A new strain of norovirus may be heading to Georgia this winter. Here are a few things you need to know about the virus and ways you can protect yourself.

What is the norovirus?

According to the Centers for Disease Control and Prevention (CDC), the norovirus is a highly contagious virus that causes your stomach or intestines to become inflamed.

Every year, more than 19 million people are infected with the virus and it contributes to over 56,000 hospitalizations and over 570 deaths.

Norovirus is the leading cause of foodborne-disease outbreaks and illnesses in the United States.

How is norovirus transmitted?

“The most common method of transmission occurs when people accidentally consume fecal matter from an infected individual,” says Jesse Couk, M.D., an infectious disease specialist with Piedmont.

You can also become infected by consuming contaminated droplets when people vomit.

“Vomiting is the most common symptom and when infected individuals throw up, aerosolized droplets can contaminate their environment,” explains Dr.
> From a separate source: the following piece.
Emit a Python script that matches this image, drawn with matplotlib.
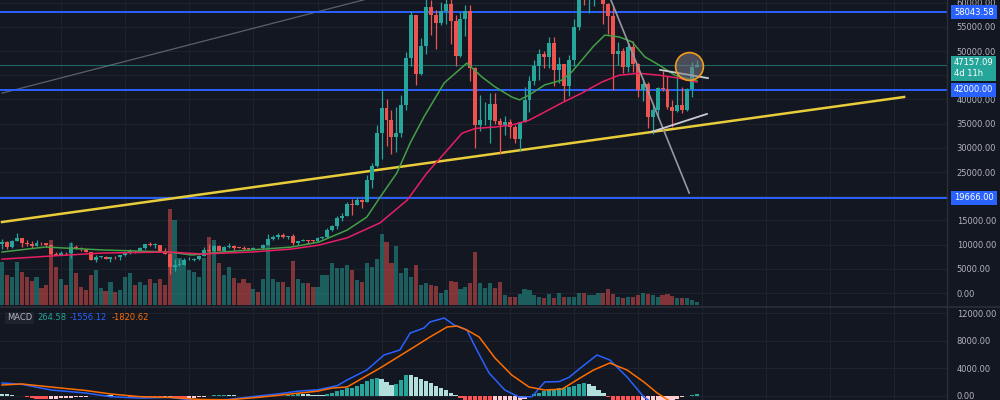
import matplotlib
matplotlib.use("Agg")
import matplotlib.pyplot as plt
from matplotlib.ticker import FuncFormatter

# ---------------- data (weekly BTC candles, Jul 2019 - Mar 2022) ----------------
OPEN = [10200,10540,9500,10800,11380,10300,10140,9780,10400,10280,9980,8050,7880,8280,8220,9550,9200,9030,8500,6900,
        7400,7500,7100,7500,7380,7760,8190,8700,8600,9380,10150,9900,9950,8530,8030,5370,5820,5880,6770,6900,
        7120,7700,8900,8720,9680,8720,9450,9750,9380,9300,9100,9070,9250,9200,9950,11100,11650,11900,11650,11700,
        10250,10650,10900,10750,10700,11350,11500,13000,13750,15450,16000,18400,18150,19150,18800,23450,26250,33000,38200,35800,
        32250,33100,38800,48600,57500,45150,51000,59000,57350,55800,58200,59750,56150,49000,56600,58250,46450,34700,35650,35800,
        39100,35600,34700,35300,34250,31800,35400,39850,43800,47000,49300,48800,51750,46050,47250,42800,48200,54950,61500,60850,
        61300,63300,65500,59700,57300,49400,50100,46700,50800,47300,41850,43100,36300,37900,42400,42250,38400,37700,38800,37800,
        42250,46800]
HIGH = [11100,10650,10950,12330,11450,10950,10650,10900,10480,10350,10050,8550,8680,8410,10540,9950,9600,9100,8500,7850,
        7750,7650,7500,7700,7600,8450,9190,8800,9600,10160,10500,10250,10000,9200,8200,6950,6950,7200,7480,7300,
        7780,9450,10060,9950,9900,9750,10400,10000,9600,9800,9300,9450,9300,10200,12100,12000,12480,12480,11800,12100,
        10800,11200,11000,10950,11500,11700,13350,14050,15950,16500,18800,19400,19900,19400,24300,26900,34800,41950,40100,37850,
        38500,40950,49700,58350,57500,52650,61800,60600,58400,60100,61300,64850,57500,58000,59500,59600,46650,40850,39500,41300,
        41350,36150,36650,35950,34700,35400,42600,44800,48150,50500,50000,52900,52950,48850,47350,49200,56550,62950,67000,63700,
        64300,69000,66300,59900,59200,51950,50600,51900,52100,47600,44500,43500,38950,42650,45850,44750,39800,45400,42550,42350,
        47700,48200]
LOW = [9100,9180,9400,10750,9500,9800,9350,9750,9880,9600,7700,7800,7770,7920,7300,9000,8700,8400,6800,6500,
       7150,7050,6450,7050,6850,7700,8100,8250,8550,9100,9700,9300,8500,8000,3850,4450,5650,5860,6770,6550,
       6800,7650,8100,8200,8800,8650,9250,8900,9200,8850,8950,9050,9050,9150,9900,11000,11150,11400,11100,9900,
       9900,10650,10100,10400,10550,11200,11400,12900,13200,14800,15850,16200,18100,17600,18800,21800,26000,27700,30400,28800,
       29200,32300,37900,47000,43000,45000,49300,53300,50400,55400,55500,51500,47000,48800,53000,43800,30000,33400,34800,31000,
       34850,28800,32700,32100,31000,29300,35300,37500,43000,43950,46400,46500,42800,43400,39600,40750,46900,54400,59500,57800,
       59400,62300,55600,53500,42000,47100,45500,45600,45700,40500,39650,34000,32950,36200,41700,37950,34300,37450,37150,37550,
       40500,46600]
CLOSE = [10540,9500,10800,11380,10300,10140,9780,10400,10280,9980,8050,7880,8280,8220,9550,9200,9030,8500,6900,7400,
         7500,7100,7500,7380,7760,8190,8700,8600,9380,10150,9900,9950,8530,8030,5370,5820,5880,6770,6900,7120,
         7700,8900,8720,9680,8720,9450,9750,9380,9300,9100,9070,9250,9200,9950,11100,11650,11900,11650,11700,10250,
         10650,10900,10750,10700,11350,11500,13000,13750,15450,16000,18400,18150,19150,18800,23450,26250,33000,38200,35800,32250,
         33100,38800,48600,57500,45150,51000,59000,57350,55800,58200,59750,56150,49000,56600,58250,46450,34700,35650,35800,39100,
         35600,34700,35300,34250,31800,35400,39850,43800,47000,49300,48800,51750,46050,47250,42800,48200,54950,61500,60850,61300,
         63300,65500,59700,57300,49400,50100,46700,50800,47300,41850,43100,36300,37900,42400,42250,38400,37700,38800,37800,42250,
         46800,47157.09]
VOLUME = [430,300,280,430,330,280,240,280,170,200,650,380,260,200,620,320,180,150,300,350,
          170,140,230,130,150,280,320,200,230,200,260,220,260,200,960,850,470,400,350,330,
          280,470,680,650,420,300,380,270,220,260,220,160,130,260,650,260,230,230,180,440,
          260,220,220,180,180,300,300,420,370,370,400,350,250,230,420,380,460,710,630,420,
          590,320,370,280,400,200,220,200,190,120,150,240,230,160,180,220,530,220,170,220,
          170,230,100,80,80,110,160,150,100,80,70,110,70,120,80,80,80,120,120,100,
          100,120,120,160,110,80,70,80,80,100,120,110,100,80,100,110,90,70,70,70,
          50,30]

GREEN_MA_IDX = [0,8.7,20.3,33.9,38.5,44.6,53.3,58.8,64.3,70,74,76.7,80.1,82.8,85.6,89.7,94.3,97.4,100,103.4,
                105,106.9,110.1,113.6,115.6,117.6,120,122.3,125.2,127.8,130.4,133.3,136.5,140,141]
GREEN_MA = [8470,9500,8900,8470,7850,8470,9090,9500,10540,13000,15700,19800,24800,31000,36400,43400,47500,44600,42600,40500,
            39900,40900,43000,44000,45700,48100,51000,53300,52900,51900,48800,47100,45000,44000,43800]
RED_MA_IDX = [0,10.1,20.3,33.9,40.6,50.7,58.8,64.3,70,76.7,82.2,86.2,90.3,93.3,96,100,103.4,106.9,110.1,113.6,
              117.6,121.7,125.2,129.2,133.3,137.3,141]
RED_MA = [7000,7650,8260,8470,8060,8470,9090,9900,11400,14500,19200,24800,29500,33000,34000,34300,34700,35700,37400,39300,
          41300,43600,45000,45400,45000,44400,43600]

MACD_IDX = [0,4,10,17,22,28,34,40,46,52,56,60,64,68,70,74,77.5,80.7,82.8,85.6,
            86.8,89.7,91.7,94.3,96,98.8,102,104.9,107.5,110.1,113,115,117.6,120.7,123.3,126.8,130.2,134,141]
MACD_VAL = [1890,1700,870,430,-100,-300,-200,-700,-500,0,300,700,900,1500,2330,3780,5960,6690,9160,9890,
            10760,11350,10330,9600,7130,3350,870,-150,-100,2040,2100,2700,4220,5960,5240,2760,-150,-2000,-1556.12]
SIG_IDX = [0,4,10,17,22,28,34,40,46,52,56,60,64,67,70,76.7,83.6,86.8,90.3,92.3,
           94.3,96.8,100,103.4,106.9,110.1,113.6,117.6,120,123.3,126.8,130.2,132.9,136,141]
SIG_VAL = [1600,1750,1300,800,300,-100,-200,-500,-550,-200,100,400,700,1160,1310,4070,7130,8580,10040,10180,
           9600,8580,5530,3050,1310,870,1000,2760,3780,4800,3780,2040,440,-1000,-1820.62]
HIST = [300,250,150,50,-50,-150, -300,-400,-450,-450,-430,-400, -350,-300,-250,-200,-150,-100,
        -50,0,50,100,80,50, 20,-50,-100,-150,-200,-250, -300,-350,-350,-300,-250,-350,
        -450,-450,-400,-300,-200,-100, 0,100,150,200,150,100, 50,20,-20,-50,-80,-100,
        -80,-40,0,50,100,200, 300,300,250,200,150,150, 300,500,700,900,1100,1200,
        1400,1800,2200,2500,2600,2400, 2000,1600,1700,2300,3000,3000, 2800,2500,2200,1900,1500,1200,
        800,400,100,-300,-800,-1300, -1800,-2500,-3000,-3000,-2800,-2500, -2100,-1700,-1300,-900,-500,0,
        300,500,700,900,1000,1100, 1200,1300,1500,1800,1900,1700, 1400,900,400,-200,-800,-1400,
        -1800,-2100,-2300,-2300,-2200,-2000, -1700,-1400,-1100,-800,-600,-400, -200,0,150,264.58]

H_LEVELS = [58043.58, 42000.00, 19666.00]
LAST_PRICE = 47157.09
COUNTDOWN = "4d 11h"
YELLOW_LINE = ([0, 183], [14670, 40500])
GRAY_LINE_TL = ([0, 81.1], [41300, 62600])
GRAY_LINE_DOWN = ([122.7, 139.4], [62600, 20660])
WHITE_LINE_LOW = ([131.8, 143.0], [33300, 37000])
WHITE_LINE_MID = ([133.5, 143.2], [46100, 44400])
CIRCLE = (139.4, 46900)
PRICE_GRID = list(range(0, 60001, 5000))
PRICE_LABELS = [0, 5000, 10000, 15000, 25000, 30000, 35000, 40000, 50000, 55000, 60000]
MACD_TICKS = [0, 4000, 8000, 12000]

# ---------------- style ----------------
BG = '#131722'
GRID = '#1e222d'
UP = '#26a69a'
DN = '#ef5350'
TXT = '#b2b5be'
plt.rcParams['font.family'] = ['DejaVu Sans']

W, H = 1000, 400
fig = plt.figure(figsize=(10, 4), dpi=100, facecolor=BG)
rect_p = [0, 93 / H, 947 / W, 307 / H]
rect_m = [0, 0, 947 / W, 92 / H]

axv = fig.add_axes(rect_p)
ax = fig.add_axes(rect_p, sharex=axv)
axm = fig.add_axes(rect_m, sharex=axv)
axv.set_facecolor(BG)
ax.set_facecolor('none')
axm.set_facecolor(BG)

n = len(CLOSE)
xs = list(range(n))
axv.set_xlim(-0.41, 191.7)
ax.set_ylim(-2890, 60540)
axv.set_ylim(-20, 3050)
axm.set_ylim(-582, 12800)

# grid (behind volume)
for gx in range(12, 192, 13):
    axv.axvline(gx, color=GRID, lw=0.8, zorder=0)
    axm.axvline(gx, color=GRID, lw=0.8, zorder=0)
for p in PRICE_GRID:
    axv.plot([0, 1], [p, p], transform=ax.get_yaxis_transform(), color=GRID, lw=0.8, zorder=0)
for m in MACD_TICKS:
    axm.axhline(m, color=GRID, lw=0.8, zorder=0)

# volume
vcol = [UP if c >= o else DN for o, c in zip(OPEN, CLOSE)]
axv.bar(xs, VOLUME, width=0.84, color=vcol, alpha=0.5, zorder=1, linewidth=0)

# price lines / drawings
ax.plot(*GRAY_LINE_TL, color='#5d606b', lw=0.9, zorder=2)
for lv in H_LEVELS:
    ax.axhline(lv, color='#2962ff', lw=1.4, zorder=2)
ax.axhline(LAST_PRICE, color=UP, lw=0.8, alpha=0.55, zorder=2)
ax.plot(*YELLOW_LINE, color='#e8cc3a', lw=1.8, zorder=4)

# candles
for i in xs:
    o, h, l, c = OPEN[i], HIGH[i], LOW[i], CLOSE[i]
    col = UP if c >= o else DN
    ax.vlines(i, l, h, color=col, lw=0.9, zorder=5)
    lo, hi = min(o, c), max(o, c)
    ax.bar(i, max(hi - lo, 150), bottom=lo, width=0.8, color=col, linewidth=0, zorder=5)

ax.plot(GREEN_MA_IDX, GREEN_MA, color='#43a047', lw=1.1, zorder=6)
ax.plot(RED_MA_IDX, RED_MA, color='#e91e63', lw=1.1, zorder=6)

ax.plot(*GRAY_LINE_DOWN, color='#9598a1', lw=1.2, zorder=7)
ax.plot(*WHITE_LINE_LOW, color='#c9cbd1', lw=1.3, zorder=7)
ax.plot(*WHITE_LINE_MID, color='#c9cbd1', lw=1.3, zorder=7)
ax.scatter([CIRCLE[0]], [CIRCLE[1]], s=400, facecolor=(0.47, 0.48, 0.53, 0.55),
           edgecolor='#f59c1a', linewidth=1.2, zorder=8)

# MACD pane
hcols = []
prev = None
for hv in HIST:
    rising = prev is not None and hv > prev
    if hv >= 0:
        hcols.append('#26a69a' if rising else '#b2dfdb')
    else:
        hcols.append('#ffcdd2' if rising else '#ff5252')
    prev = hv
axm.bar(xs, HIST, width=0.85, color=hcols, linewidth=0, zorder=2)
axm.plot(MACD_IDX, MACD_VAL, color='#2962ff', lw=1.1, zorder=3)
axm.plot(SIG_IDX, SIG_VAL, color='#ff6d00', lw=1.1, zorder=3)

# axes cosmetics
for a in (axv, ax, axm):
    for s in a.spines.values():
        s.set_visible(False)
    a.tick_params(axis='x', bottom=False, labelbottom=False)
axv.set_yticks([])
fmt = FuncFormatter(lambda v, p: f"{v:.2f}")
for a, ticks in ((ax, PRICE_LABELS), (axm, MACD_TICKS)):
    a.yaxis.tick_right()
    a.set_yticks(ticks)
    a.yaxis.set_major_formatter(fmt)
    a.tick_params(axis='y', length=0, pad=7, labelsize=6, labelcolor=TXT)

# separators
fig.add_artist(plt.Line2D([947 / W, 947 / W], [0, 1], color='#2a2e39', lw=1))
fig.add_artist(plt.Line2D([0, 1], [93 / H, 93 / H], color='#2a2e39', lw=1.2))

# price tag boxes
tr = ax.get_yaxis_transform()
for lv in H_LEVELS:
    ax.text(1.0075, lv, f"{lv:.2f}", transform=tr, ha='left', va='center', fontsize=6,
            color='white', zorder=20, clip_on=False,
            bbox=dict(boxstyle='square,pad=0.32', fc='#2962ff', ec='none'))
ax.text(1.0075, 48500, f"{LAST_PRICE:.2f}\n{COUNTDOWN}", transform=tr, ha='left', va='top',
        fontsize=6, color='white', zorder=20, clip_on=False, linespacing=1.25,
        bbox=dict(boxstyle='square,pad=0.32', fc='#26a69a', ec='none'))

# MACD legend
ytxt = 1 - 318 / H
fig.text(7 / W, ytxt, "MACD", fontsize=6, color=TXT, va='center', ha='left',
         bbox=dict(boxstyle='square,pad=0.2', fc='#1e222d', ec='none'))
fig.text(37 / W, ytxt, f"{HIST[-1]:.2f}", fontsize=6, color='#26a69a', va='center', ha='left')
fig.text(70 / W, ytxt, f"{MACD_VAL[-1]:.2f}", fontsize=6, color='#2962ff', va='center', ha='left')
fig.text(112 / W, ytxt, f"{SIG_VAL[-1]:.2f}", fontsize=6, color='#ff6d00', va='center', ha='left')

fig.savefig('out.png', dpi=100, facecolor=BG)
Couk. “If you happen to touch contaminated surfaces you may infect yourself when you enjoy your next meal, if you do not wash your hands properly before eating. You may also consume food contaminated by another individual.”

Norovirus spreads quickly through close quarters like cruise ships, daycare centers, restaurants or nursing homes, and most outbreaks typically occur between November and April.

What are the symptoms of norovirus?

If you become infected with the norovirus, symptoms can include:

  • Nausea
  • Vomiting
  • Diarrhea
  • Fever
  • Headache
  • Stomach pain
  • Body aches

How do you treat norovirus?

Norovirus can’t be treated with antibiotics or other drugs and there is no vaccine. Dr. Couk recommends supportive care for those suffering from the illness.

“It is important to replace fluids to prevent dehydration,” says Dr. Couk. “I usually recommend using Pedialyte or a mixture of half Gatorade and half water.”

A small percentage of people suffering from extreme dehydration may need to be hospitalized.

“In the hospital we can treat dehydration with intravenous fluids and monitor electrolytes for any abnormalities that may occur,” says Dr. Couk. “Children under 5, adults over 65, and the immunocompromised have the greatest risk of being hospitalized.”

In healthy people, norovirus usually goes away on its own. The acute illness typically lasts for 1 to 3 days, though norovirus can continue to be shed in the stool for up to two weeks.

Preventing norovirus

The best way to prevent the spread of norovirus is to practice good hygiene.

  • Always wash your hands with soap and water, particularly after using the restroom, changing a diaper or before eating. Alcohol based sanitizer should not be used as a substitute for washing with soap and water.
  • Use a chlorine bleach solution to clean and disinfect surfaces after someone is sick.
  • Wash raw fruits and vegetables and thoroughly cook seafood before eating.
  • Wash clothes or linens that have been contaminated.
  • If you become sick with norovirus, don’t prepare foods for at least three days.